Napoleon Bonaparte: The Revolution's Heir and Betrayer
Objective: The student can summarize Napoleon's rise, achievements, and fall, and weigh whether he fulfilled or betrayed the French Revolution.
Out of the chaos of the French Revolution rose one of history's most dazzling and dangerous figures: Napoleon Bonaparte (1769-1821). A brilliant young artillery officer from Corsica, he won stunning victories for the Revolution, then in 1799 seized power in a coup, and in 1804 crowned himself Emperor of the French — the act that so enraged Beethoven (Week 27). Napoleon was a paradox. On one hand, he was the Revolution's heir: he spread its reforms across Europe, established the Napoleonic Code (a clear, rational system of law that still underlies much of European and Louisiana law), promoted talent over birth, and made peace with the Church through the Concordat of 1801, restoring Catholic worship in France. On the other hand, he betrayed the Revolution's ideal of liberty: he made himself an absolute ruler, censored the press, and plunged Europe into nearly continuous war to feed his ambition.
For a decade Napoleon dominated Europe, his armies seemingly invincible — until two disasters destroyed him.
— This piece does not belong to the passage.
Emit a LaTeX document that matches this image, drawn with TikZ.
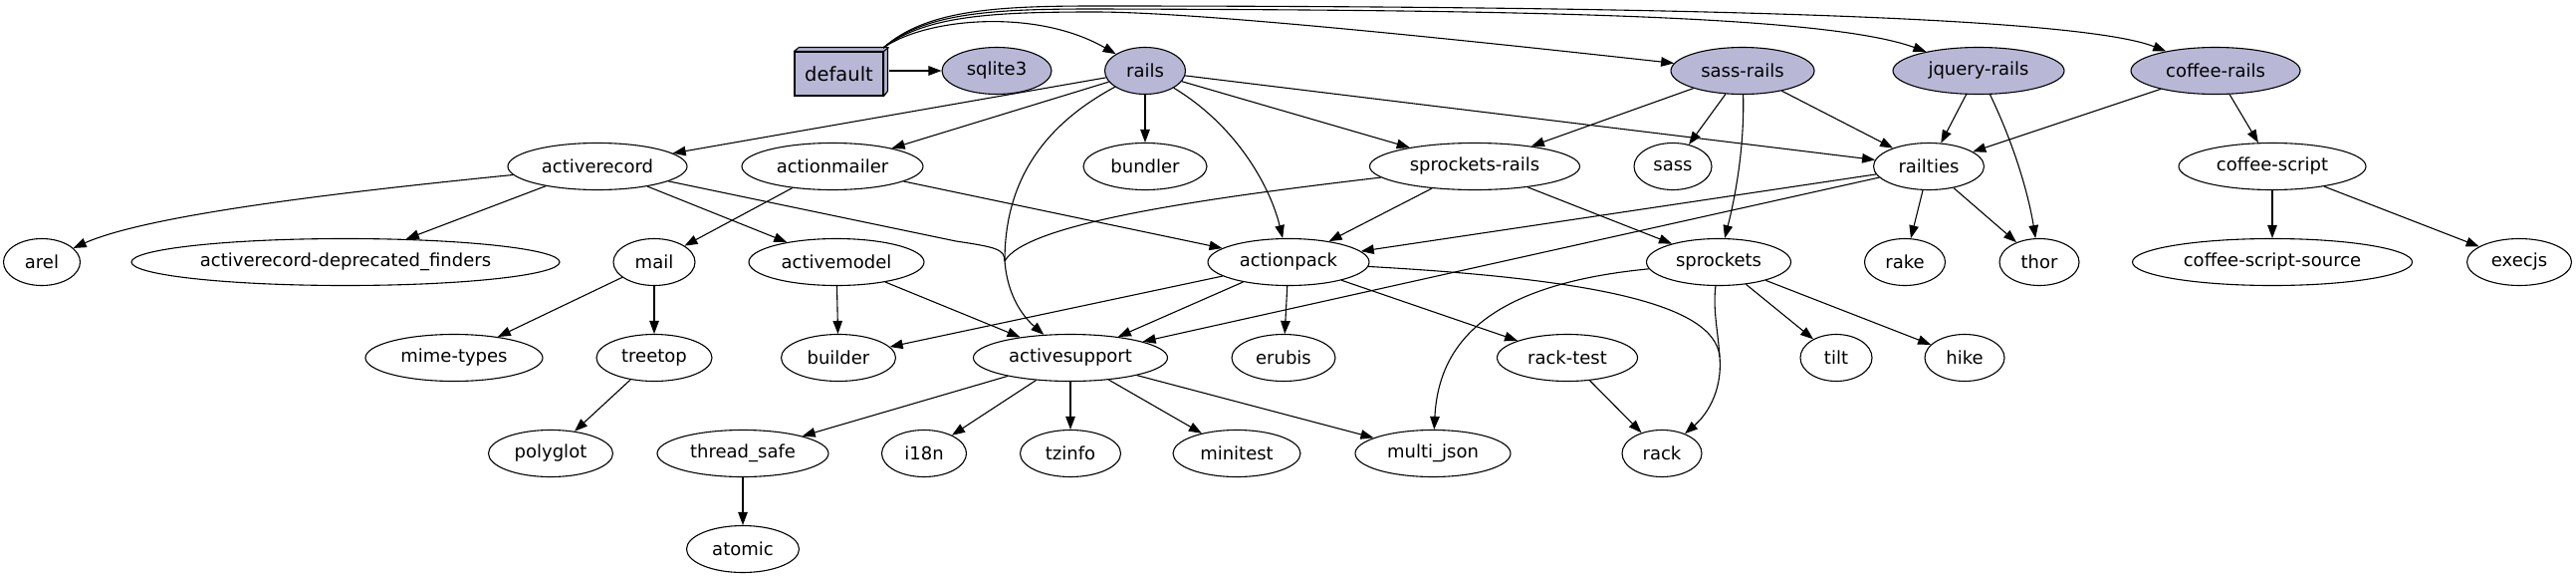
\documentclass[tikz,border=0pt]{standalone}
\usepackage{fontspec}
\setmainfont{DejaVu Sans}
\usetikzlibrary{shapes.geometric,arrows.meta}
\definecolor{pkg}{RGB}{184,184,214}
\begin{document}
\begin{tikzpicture}[x=1pt,y=-1pt,
  every node/.style={font=\fontsize{18}{22}\selectfont},
  gnode/.style={draw, ellipse, line width=1.1pt, minimum height=47pt, inner sep=0pt},
  topnode/.style={gnode, fill=pkg},
  edge/.style={line width=1.1pt, -{Triangle[length=13pt,width=9.5pt]}},
  plain/.style={line width=1.1pt}]
\fill[white] (0,0) rectangle (2587,581);
\useasboundingbox (0,0) rectangle (2587,581);

% default (box3d)
\node[draw, fill=pkg, line width=1.1pt, minimum width=89pt, minimum height=44pt, inner sep=0pt,
      font=\fontsize{19.5}{24}\selectfont] (dflt) at (842.5,74) {default};
\filldraw[fill=pkg, line width=1.1pt, line join=round]
  (dflt.north west) -- ++(5,-4) -- ++(89,0) -- ++(0,44) -- (dflt.south east) -- (dflt.north east) -- cycle;
\draw[line width=1.1pt] (dflt.north east) -- ++(5,-4);

% row 1
\node[topnode, minimum width=110pt] (sqlite3) at (1001,71) {sqlite3};
\node[topnode, minimum width=81pt] (rails) at (1150,71) {rails};
\node[topnode, minimum width=144pt] (sassrails) at (1750,71) {sass-rails};
\node[topnode, minimum width=172pt] (jqueryrails) at (1987,71) {jquery-rails};
\node[topnode, minimum width=170pt] (coffeerails) at (2225,71) {coffee-rails};

% row 2
\node[gnode, minimum width=180pt] (activerecord) at (600,167) {activerecord};
\node[gnode, minimum width=182pt] (actionmailer) at (836,167) {actionmailer};
\node[gnode, minimum width=124pt] (bundler) at (1150,167) {bundler};
\node[gnode, minimum width=211pt] (sprocketsrails) at (1481,167) {sprockets-rails};
\node[gnode, minimum width=78pt] (sass) at (1680,167) {sass};
\node[gnode, minimum width=111pt] (railties) at (1937,167) {railties};
\node[gnode, minimum width=188pt] (coffeescript) at (2282,167) {coffee-script};

% row 3
\node[gnode, minimum width=77pt] (arel) at (42,263) {arel};
\node[gnode, minimum width=430pt] (arfinders) at (347,263) {activerecord-deprecated\_finders};
\node[gnode, minimum width=82pt] (mail) at (657,263) {mail};
\node[gnode, minimum width=176pt] (activemodel) at (840,263) {activemodel};
\node[gnode, minimum width=162pt] (actionpack) at (1294,263) {actionpack};
\node[gnode, minimum width=145pt] (sprockets) at (1726,263) {sprockets};
\node[gnode, minimum width=81pt] (rake) at (1913,263) {rake};
\node[gnode, minimum width=80pt] (thor) at (2048,263) {thor};
\node[gnode, minimum width=281pt] (cssource) at (2282,263) {coffee-script-source};
\node[gnode, minimum width=105pt] (execjs) at (2530,263) {execjs};

% row 4
\node[gnode, minimum width=178pt] (mimetypes) at (456,359) {mime-types};
\node[gnode, minimum width=116pt] (treetop) at (657,359) {treetop};
\node[gnode, minimum width=115pt] (builder) at (842,359) {builder};
\node[gnode, minimum width=195pt] (activesupport) at (1075,359) {activesupport};
\node[gnode, minimum width=104pt] (erubis) at (1289,359) {erubis};
\node[gnode, minimum width=141pt] (racktest) at (1574,359) {rack-test};
\node[gnode, minimum width=72pt] (tilt) at (1844,359) {tilt};
\node[gnode, minimum width=80pt] (hike) at (1973,359) {hike};

% row 5
\node[gnode, minimum width=125pt] (polyglot) at (553,455) {polyglot};
\node[gnode, minimum width=172pt] (threadsafe) at (746,455) {thread\_safe};
\node[gnode, minimum width=85pt] (i18n) at (928,455) {i18n};
\node[gnode, minimum width=101pt] (tzinfo) at (1075,455) {tzinfo};
\node[gnode, minimum width=128pt] (minitest) at (1242,455) {minitest};
\node[gnode, minimum width=156pt] (multijson) at (1439,455) {multi\_json};
\node[gnode, minimum width=80pt] (rack) at (1669,455) {rack};

% row 6
\node[gnode, minimum width=113pt] (atomic) at (746,551) {atomic};

% ---- edges from default
\coordinate (dsrc) at (887,48);
\path (dflt.east |- sqlite3.west) ++(5,0) coordinate (dright);
\draw[edge] (dright) -- (sqlite3.west);
\draw[edge] (dsrc) .. controls (930,18) and (1040,8) .. (rails);
\draw[edge] (dsrc) .. controls (930,15) and (1000,12) .. (1100,12)
  .. controls (1200,12) and (1450,38) .. (sassrails);
\draw[edge] (dsrc) .. controls (930,12) and (1000,9) .. (1100,9)
  .. controls (1500,10) and (1830,14) .. (jqueryrails);
\draw[edge] (dsrc) .. controls (930,10) and (1000,6) .. (1100,6)
  .. controls (1600,6) and (2080,14) .. (coffeerails);

% ---- rails
\draw[edge] (rails) -- (activerecord);
\draw[edge] (rails) -- (actionmailer);
\draw[edge] (rails) -- (bundler);
\draw[edge] (rails) -- (sprocketsrails);
\draw[edge] (rails) -- (railties);
\draw[edge] (rails) .. controls (1240,125) and (1275,185) .. (actionpack);

% concentrated edges into activesupport
\coordinate (m1) at (1009,262);
\draw[plain] (rails) .. controls (1040,130) and (1009,190) .. (m1);
\draw[plain] (activerecord) -- (960,242) .. controls (1000,248) and (1009,250) .. (m1);
\draw[plain] (sprocketsrails) .. controls (1200,200) and (1030,225) .. (m1);
\draw[edge] (m1) .. controls (1012,300) and (1030,320) .. (activesupport);

% ---- activerecord
\draw[edge] (activerecord) .. controls (350,192) and (150,215) .. (arel);
\draw[edge] (activerecord) -- (arfinders);
\draw[edge] (activerecord) -- (activemodel);

% ---- actionmailer
\draw[edge] (actionmailer) -- (mail);
\draw[edge] (actionmailer) -- (actionpack);

% ---- sprockets-rails
\draw[edge] (sprocketsrails) -- (actionpack);
\draw[edge] (sprocketsrails) -- (sprockets);

% ---- sass-rails
\draw[edge] (sassrails) -- (sprocketsrails);
\draw[edge] (sassrails) -- (sass);
\draw[edge] (sassrails) .. controls (1752,150) and (1742,200) .. (sprockets);
\draw[edge] (sassrails) -- (railties);

% ---- jquery-rails
\draw[edge] (jqueryrails) -- (railties);
\draw[edge] (jqueryrails) .. controls (2025,150) and (2038,200) .. (thor);

% ---- coffee-rails
\draw[edge] (coffeerails) -- (railties);
\draw[edge] (coffeerails) -- (coffeescript);

% ---- railties
\draw[edge] (railties) -- (actionpack);
\draw[edge] (railties) -- (activesupport);
\draw[edge] (railties) -- (rake);
\draw[edge] (railties) -- (thor);

% ---- coffee-script
\draw[edge] (coffeescript) -- (cssource);
\draw[edge] (coffeescript) -- (execjs);

% ---- mail
\draw[edge] (mail) -- (mimetypes);
\draw[edge] (mail) -- (treetop);
\draw[edge] (treetop) -- (polyglot);

% ---- activemodel
\draw[edge] (activemodel) -- (builder);
\draw[edge] (activemodel) -- (activesupport);

% ---- actionpack
\draw[edge] (actionpack) -- (builder);
\draw[edge] (actionpack) -- (activesupport);
\draw[edge] (actionpack) -- (erubis);
\draw[edge] (actionpack) -- (racktest);

% concentrated edges into rack
\coordinate (m2) at (1727,358);
\draw[plain] (actionpack) .. controls (1600,280) and (1722,305) .. (m2);
\draw[plain] (sprockets) .. controls (1720,310) and (1725,330) .. (m2);
\draw[edge] (m2) .. controls (1730,395) and (1712,418) .. (rack);

% ---- sprockets
\draw[edge] (sprockets) .. controls (1500,285) and (1445,340) .. (multijson);
\draw[edge] (sprockets) -- (tilt);
\draw[edge] (sprockets) -- (hike);

% ---- rack-test
\draw[edge] (racktest) -- (rack);

% ---- activesupport
\draw[edge] (activesupport) -- (threadsafe);
\draw[edge] (activesupport) -- (i18n);
\draw[edge] (activesupport) -- (tzinfo);
\draw[edge] (activesupport) -- (minitest);
\draw[edge] (activesupport) -- (multijson);

% ---- thread_safe
\draw[edge] (threadsafe) -- (atomic);
\end{tikzpicture}
\end{document}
His catastrophic invasion of Russia in 1812 lost him a huge army to the brutal Russian winter, and in 1815 he was finally crushed at Waterloo. Exiled to the remote island of St. Helena, he died there in 1821. Napoleon is the great cautionary figure of the revolutionary age: a man of genuine genius and real achievements who could not master his own ambition — the very opposite of George Washington, who laid down power. The Revolution had promised liberty; it ended in an emperor. Napoleon embodies both what revolutions can build and how they can betray themselves.
Resources
Discussion Questions
- 1In what ways was Napoleon the HEIR of the Revolution, and in what ways its BETRAYER?
- 2Compare Napoleon and George Washington: what is the key difference in how each handled power?
- 3Was Napoleon a great man, a tyrant, or both? Defend your answer with evidence.
Add Napoleon to your historical-figures timeline (1769-1821; Emperor 1804; Russia 1812; Waterloo 1815). Write one sentence contrasting Napoleon and Washington on the question of power.
Vocabulary
- Napoleonic Code
- Napoleon's clear, unified system of civil law, still influential across Europe and in Louisiana.
- coup
- A sudden, often forceful seizure of government power.
Napoleon: crowned Emperor 1804; invaded Russia 1812; defeated at Waterloo 1815. The Revolution promised liberty and produced an emperor.